Ivey announces grant to upgrade Russellville sewage plant
Gov. Kay Ivey has announced a $350,000 grant to enable the Russellville Water and Sewer Board to upgrade its wastewater treatment plant and triple its capacity.
Funds from the Appalachian Regional Commission will assist the board in increasing sewage capacity an additional 7.5 million gallons a day at the Radford “Joe” Murray Wastewater Treatment Plant. The upgrade will ensure the city of Russellville is prepared to handle growth and remains well above state permitted wastewater levels.
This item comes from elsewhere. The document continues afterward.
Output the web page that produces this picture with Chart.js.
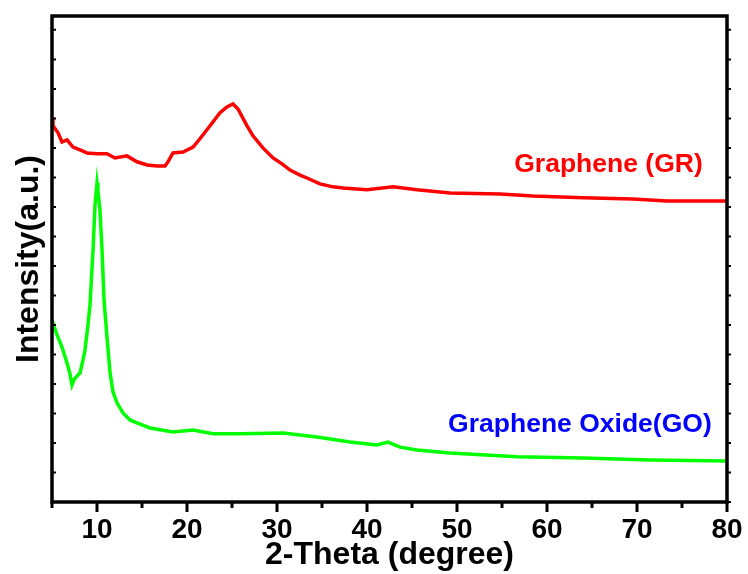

“The upgrade and expansion of the Russellville sewer treatment plant will ensure that the growing needs of both residents and businesses are met, as well as being a benefit for future economic development,” Gov. Ivey said. “I commend the Russellville Water and Sewer Board for taking this step to serve its customers, and I am pleased to announce this grant to help complete this project.”
The project will bring an inactive wastewater holding pond back into service through the replacement of pipes and lines and new aeration equipment. The improvements will increase the amount of sewage that can be treated at the plant to 11 million gallons a day. Current capacity is 3.5 million gallons per day. The system services 2,552 residential customers and 616 commercial customers.
“I would like to thank and congratulate Eric Hill, General Manager of the Russellville water and sewer board and the members of the board for applying for and being awarded the grant,” said Russellville mayor David Grissom. “Special Thanks to Governor Ivey and ADECA Director Kenneth Boswell for helping the city secure the ARC funds.”
“I feel like these folks were a big factor in receiving the funding,” Hill said. “I wanted to recognize some other individuals that were a huge factor as well.”
Hill said he would like to thank those who sent support letters to help secure the grant – Rod Hawkins, Utility Engineering Consultants; Morgan Tittle; NACOLG staff; G&G Steel; Southeastern Commercial Fabricators; Russellville City Schools; Frankin County EDA; Rep. Jamie Kiel.
“The Appalachian Regional Commission has been a valued partner for more than half a century to Alabama towns, counties and communities in the north and central part of the state,” ADECA Director Kenneth Boswell said.